眼前の赤い紙を見て、「いま、その紙が赤い」と感じ(感覚所与、sense-data)、それに直接的に気づく。私が、私に現れる感覚質「赤」を直接的にデータとして受け取り、赤いと感じるのであるから、これ以上の正当化はない。それゆえ、感覚所与はそれ自身正当化を必要としない。だから、その性質を使って他の信念の正当化を与えることができる。だが、ウィルフリッド・セラーズ(Wilfrid Sellers)は「所与の神話(myth of the given)」論によってそれをあっさり否定してしまった。セラーズは、感覚所与(センスデータ)の信頼性とは次の二つを混同させることによって、でっち上げた幻に過ぎないと主張した。
(1)ある感覚によって印象を持つこと
(2)どう感じるかについて命題で表現できる知識を得ること
(1)は直接的に現前し、感覚質として与えられるもの。これはまだ知識や認識にはなっていない。その現前が何かを認識するためにはそれを命題として表現し理解することが必要。(2)は確かに知識、認識である。だが、直接的な現前ではなく言語的な命題である。それゆえ、(1)と(2)の間には言語と感覚という越えがたい断絶があることになる。

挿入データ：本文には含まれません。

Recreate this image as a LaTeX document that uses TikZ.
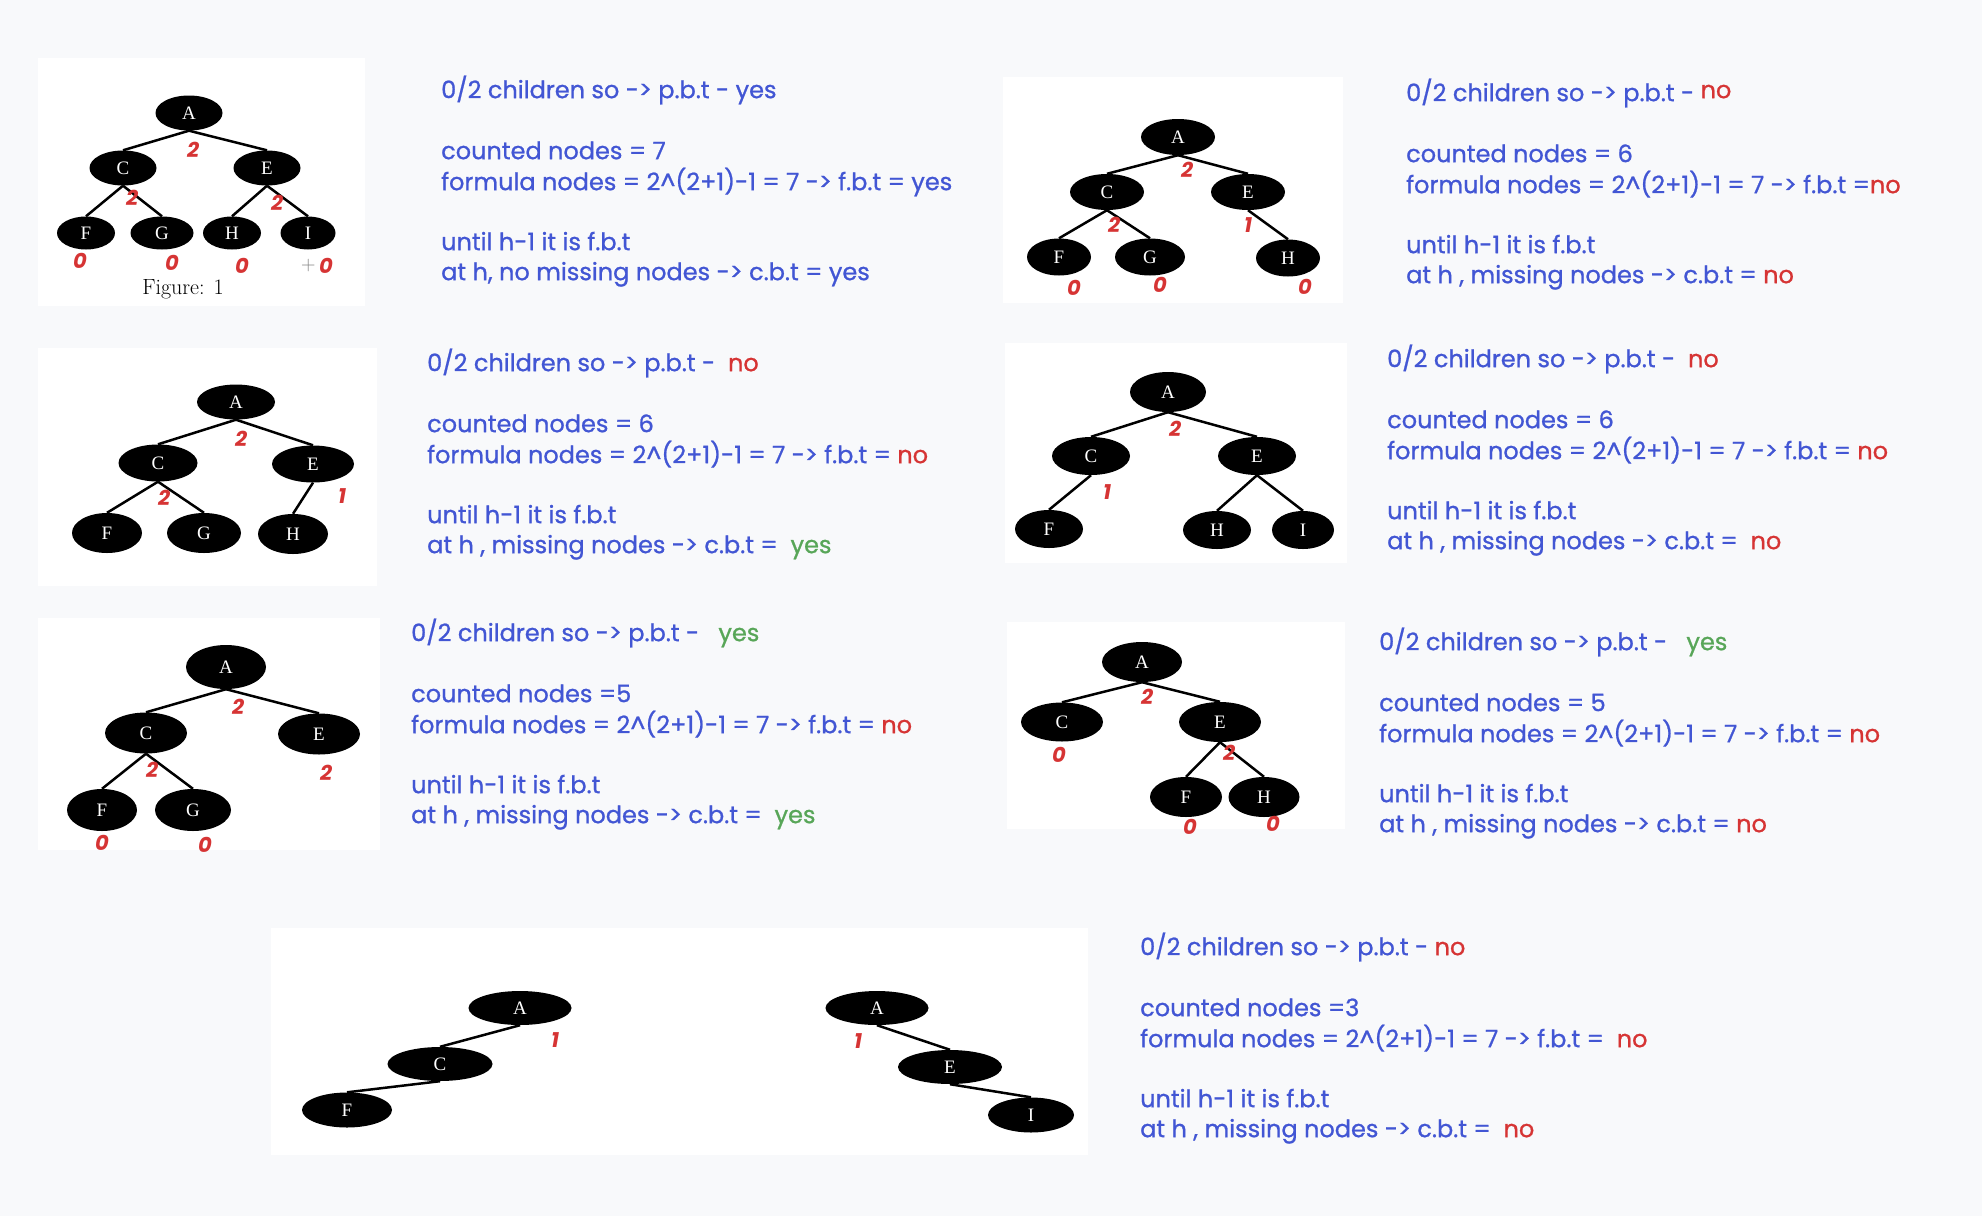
\documentclass[tikz,border=0pt]{standalone}
\usepackage{fontspec}
\newfontfamily\hand[FakeBold=0.9]{Poppins}
\newfontfamily\handnum{Poppins}
\newfontfamily\letterfont{Liberation Serif}
\usetikzlibrary{shapes.geometric, positioning}

\definecolor{pagebg}{RGB}{248,249,251}
\definecolor{noteblue}{RGB}{66,86,212}
\definecolor{ansred}{RGB}{214,52,52}
\definecolor{ansgreen}{RGB}{88,166,88}

\newcommand{\ansno}{\textcolor{ansred}{no}}
\newcommand{\ansyes}{\textcolor{ansgreen}{yes}}

\newcommand{\treenotes}[6]{%
  % #1 name prefix, #2 first line, then lines 1, 2, 3 and 5
  \begin{scope}[shift={#2}]
    \node[noteline] (#1a) at (0, 0) {#3};
    \node[noteline] (#1b) at (0, 61) {#4};
    \node[noteline] (#1c) at (0, 92) {#5};
    \node[noteline] (#1d) at (0, 152) {until h-1 it is f.b.t};
    \node[noteline] (#1e) at (0, 182) {#6};
  \end{scope}
}

\begin{document}
\begin{tikzpicture}[
    x=1pt, y=-1pt,
    panel/.style={fill=white},
    treenode/.style 2 args={ellipse, fill=black, text=white, inner sep=0pt,
        minimum width=#1, minimum height=#2, font=\letterfont\fontsize{19}{19}\selectfont},
    branch/.style={line width=2.5pt},
    degnum/.style={text=ansred, inner sep=0pt,
        font=\handnum\bfseries\itshape\fontsize{21}{21}\selectfont},
    noteline/.style={anchor=mid west, inner sep=0pt, text=noteblue,
        font=\hand\fontsize{24}{24}\selectfont},
  ]
  \fill[pagebg] (0,0) rectangle (1982,1216);

  % tree 1 (full tree)
  \fill[panel] (38,58) rectangle (365,306);
  \node[treenode={67pt}{35pt}] (a1) at (189,113) {A};
  \node[treenode={67pt}{35pt}] (c1) at (123,168) {C};
  \node[treenode={67pt}{35pt}] (e1) at (267,168) {E};
  \node[treenode={58pt}{33pt}] (f1) at (86,233) {F};
  \node[treenode={63pt}{33pt}] (g1) at (162,233) {G};
  \node[treenode={58pt}{33pt}] (h1) at (232,233) {H};
  \node[treenode={55pt}{33pt}] (i1) at (308,233) {I};
  \draw[branch] (a1.south) -- (c1.north);
  \draw[branch] (a1.south) -- (e1.north);
  \draw[branch] (c1.south) -- (f1.north);
  \draw[branch] (c1.south) -- (g1.north);
  \draw[branch] (e1.south) -- (h1.north);
  \draw[branch] (e1.south) -- (i1.north);
  \node[degnum] (na1) at (193,150) {2};
  \node[degnum] (nc1) at (132,198) {2};
  \node[degnum] (ne1) at (277,203) {2};
  \node[degnum] (nf1) at (80,261) {0};
  \node[degnum] (ng1) at (172,263) {0};
  \node[degnum] (nh1) at (242,266) {0};
  \node[degnum] (ni1) at (326,266) {0};
  \node[text=gray, font=\fontsize{20}{20}\selectfont, left=0pt of ni1] (plus1) {+};
  \node[font=\fontsize{22}{22}\selectfont] (cap1) at (183,289) {Figure: 1};

  % tree 2
  \fill[panel] (1003,77) rectangle (1343,303);
  \node[treenode={74pt}{36pt}] (a2) at (1178,137) {A};
  \node[treenode={74pt}{36pt}] (c2) at (1107,192) {C};
  \node[treenode={74pt}{36pt}] (e2) at (1248,192) {E};
  \node[treenode={64pt}{37pt}] (f2) at (1059,257) {F};
  \node[treenode={70pt}{37pt}] (g2) at (1150,257) {G};
  \node[treenode={64pt}{37pt}] (h2) at (1288,258) {H};
  \draw[branch] (a2.south) -- (c2.north);
  \draw[branch] (a2.south) -- (e2.north);
  \draw[branch] (c2.south) -- (f2.north);
  \draw[branch] (c2.south) -- (g2.north);
  \draw[branch] (e2.south) -- (h2.north);
  \node[degnum] (na2) at (1187,170) {2};
  \node[degnum] (nc2) at (1114,225) {2};
  \node[degnum] (ne2) at (1248,225) {1};
  \node[degnum] (nf2) at (1074,288) {0};
  \node[degnum] (ng2) at (1160,285) {0};
  \node[degnum] (nh2) at (1305,287) {0};

  % tree 3
  \fill[panel] (38,348) rectangle (377,586);
  \node[treenode={78pt}{35pt}] (a3) at (236,402) {A};
  \node[treenode={79pt}{37pt}] (c3) at (158,463) {C};
  \node[treenode={82pt}{37pt}] (e3) at (313,464) {E};
  \node[treenode={70pt}{40pt}] (f3) at (107,533) {F};
  \node[treenode={74pt}{40pt}] (g3) at (204,533) {G};
  \node[treenode={70pt}{40pt}] (h3) at (293,534) {H};
  \draw[branch] (a3.south) -- (c3.north);
  \draw[branch] (a3.south) -- (e3.north);
  \draw[branch] (c3.south) -- (f3.north);
  \draw[branch] (c3.south) -- (g3.north);
  \draw[branch] (e3.south) -- (h3.north);
  \node[degnum] (na3) at (241,439) {2};
  \node[degnum] (nc3) at (164,498) {2};
  \node[degnum] (ne3) at (342,496) {1};

  % tree 4
  \fill[panel] (1005,343) rectangle (1347,563);
  \node[treenode={76pt}{40pt}] (a4) at (1168,392) {A};
  \node[treenode={78pt}{38pt}] (c4) at (1091,456) {C};
  \node[treenode={78pt}{38pt}] (e4) at (1257,456) {E};
  \node[treenode={68pt}{38pt}] (f4) at (1049,529) {F};
  \node[treenode={68pt}{38pt}] (h4) at (1217,530) {H};
  \node[treenode={62pt}{38pt}] (i4) at (1303,530) {I};
  \draw[branch] (a4.south) -- (c4.north);
  \draw[branch] (a4.south) -- (e4.north);
  \draw[branch] (c4.south) -- (f4.north);
  \draw[branch] (e4.south) -- (h4.north);
  \draw[branch] (e4.south) -- (i4.north);
  \node[degnum] (na4) at (1175,429) {2};
  \node[degnum] (nc4) at (1107,492) {1};

  % tree 5
  \fill[panel] (38,618) rectangle (380,850);
  \node[treenode={80pt}{44pt}] (a5) at (226,667) {A};
  \node[treenode={82pt}{41pt}] (c5) at (146,733) {C};
  \node[treenode={82pt}{41pt}] (e5) at (319,734) {E};
  \node[treenode={70pt}{42pt}] (f5) at (102,810) {F};
  \node[treenode={76pt}{42pt}] (g5) at (193,810) {G};
  \draw[branch] (a5.south) -- (c5.north);
  \draw[branch] (a5.south) -- (e5.north);
  \draw[branch] (c5.south) -- (f5.north);
  \draw[branch] (c5.south) -- (g5.north);
  \node[degnum] (na5) at (238,707) {2};
  \node[degnum] (nc5) at (152,770) {2};
  \node[degnum] (ne5) at (326,773) {2};
  \node[degnum] (nf5) at (102,843) {0};
  \node[degnum] (ng5) at (205,845) {0};

  % tree 6
  \fill[panel] (1007,622) rectangle (1345,829);
  \node[treenode={80pt}{40pt}] (a6) at (1142,662) {A};
  \node[treenode={82pt}{39pt}] (c6) at (1062,722) {C};
  \node[treenode={82pt}{40pt}] (e6) at (1220,722) {E};
  \node[treenode={72pt}{40pt}] (f6) at (1186,797) {F};
  \node[treenode={71pt}{40pt}] (h6) at (1264,797) {H};
  \draw[branch] (a6.south) -- (c6.north);
  \draw[branch] (a6.south) -- (e6.north);
  \draw[branch] (e6.south) -- (f6.north);
  \draw[branch] (e6.south) -- (h6.north);
  \node[degnum] (na6) at (1147,697) {2};
  \node[degnum] (nc6) at (1059,755) {0};
  \node[degnum] (ne6) at (1229,753) {2};
  \node[degnum] (nf6) at (1190,827) {0};
  \node[degnum] (nh6) at (1273,824) {0};

  % trees 7 (two skewed ones)
  \fill[panel] (271,928) rectangle (1088,1155);
  \node[treenode={103pt}{34pt}] (a7) at (520,1008) {A};
  \node[treenode={105pt}{34pt}] (c7) at (440,1064) {C};
  \node[treenode={90pt}{35pt}] (f7) at (347,1110) {F};
  \node[treenode={103pt}{34pt}] (a8) at (877,1008) {A};
  \node[treenode={104pt}{34pt}] (e8) at (950,1067) {E};
  \node[treenode={86pt}{35pt}] (i8) at (1031,1115) {I};
  \draw[branch] (a7.south) -- (c7.north);
  \draw[branch] (c7.south) -- (f7.north);
  \draw[branch] (a8.south) -- (e8.north);
  \draw[branch] (e8.south) -- (i8.north);
  \node[degnum] (na7) at (555,1040) {1};
  \node[degnum] (na8) at (858,1041) {1};

  % notes
  \treenotes{t1}{(441,96)}
    {0/2 children so -> p.b.t - yes}
    {counted nodes = 7}
    {formula nodes = 2\textasciicircum(2+1)-1 = 7 -> f.b.t = yes}
    {at h, no missing nodes -> c.b.t = yes}
  \treenotes{t2}{(1406,99)}
    {0/2 children so -> p.b.t - \raisebox{3pt}{\ansno}}
    {counted nodes = 6}
    {formula nodes = 2\textasciicircum(2+1)-1 = 7 -> f.b.t =\ansno}
    {at h , missing nodes -> c.b.t = \ansno}
  \treenotes{t3}{(427,369)}
    {0/2 children so -> p.b.t - \ \ansno}
    {counted nodes = 6}
    {formula nodes = 2\textasciicircum(2+1)-1 = 7 -> f.b.t = \ansno}
    {at h , missing nodes -> c.b.t = \ \ansyes}
  \treenotes{t4}{(1387,365)}
    {0/2 children so -> p.b.t - \ \ansno}
    {counted nodes = 6}
    {formula nodes = 2\textasciicircum(2+1)-1 = 7 -> f.b.t = \ansno}
    {at h , missing nodes -> c.b.t = \ \ansno}
  \treenotes{t5}{(411,639)}
    {0/2 children so -> p.b.t - \ \ \ansyes}
    {counted nodes =5}
    {formula nodes = 2\textasciicircum(2+1)-1 = 7 -> f.b.t = \ansno}
    {at h , missing nodes -> c.b.t = \ \ansyes}
  \treenotes{t6}{(1379,648)}
    {0/2 children so -> p.b.t - \ \ \ansyes}
    {counted nodes = 5}
    {formula nodes = 2\textasciicircum(2+1)-1 = 7 -> f.b.t = \ansno}
    {at h , missing nodes -> c.b.t = \ansno}
  \treenotes{t7}{(1140,953)}
    {0/2 children so -> p.b.t - \ansno}
    {counted nodes =3}
    {formula nodes = 2\textasciicircum(2+1)-1 = 7 -> f.b.t = \ \ansno}
    {at h , missing nodes -> c.b.t = \ \ansno}
\end{tikzpicture}
\end{document}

この議論は「感覚そのもの」と「感覚内容の表現」とは根本的に異なるものだという常識に基づいている。これは「所与の神話」だけでなく、実はあちこちに見られる。例えば、所与の神話は、機能主義に基づく言語的な知識が感覚質を説明できないということを含意する。これは(1)と(2)の断絶の一側面。また、心に関するハードプロブレムは通常の科学では解けないという主張は「所与の神話」を別の側面から述べたもの。
<ここで再考:絵画による相互乗り入れ的な表現>
描写、写生、表象、表現といった謂い回しの中に、感覚と描写、説明の「重ね合わせ」が見て取れる。画家は自分が見たもの、感じたものをキャンバスの上に直接置くのではなく、自らの知識・技術を駆使して意図的に(描きたいものを)描き出そうとする。感覚レベルの刺激に対して、学習による感受性をその刺激に対して働かせ、具体的な画像を生み出す。このようなその一連の「描く」作業において(1)と(2)が断絶していたのでは画家は仕事ができない。感覚的な内容を絵画として描くには(1)と(2)の連携が不可欠。「所与の神話」こそ実は机上の神話に過ぎなく、感覚的な所与は画家の経験や知識、技能によって絵画という文法を通じてキャンバスに表現される。
ところで、「重ね合わせ」が可能ということは、「付随(supervene, supervenience)」可能ということでもある。(2)は(1)に付随する、つまり、(1)を基礎にして、それに違反しない仕方で(1)の内容が表現され、言語化される。言語で表現するとは、現象に付随させ、現象に従わせるということである。勿論、私たちの言語表現は付随に止まらない。付随など単なる記述に過ぎなく、真に創造的なのは現象に付随しない、創発的なものだという自負が文学にはある。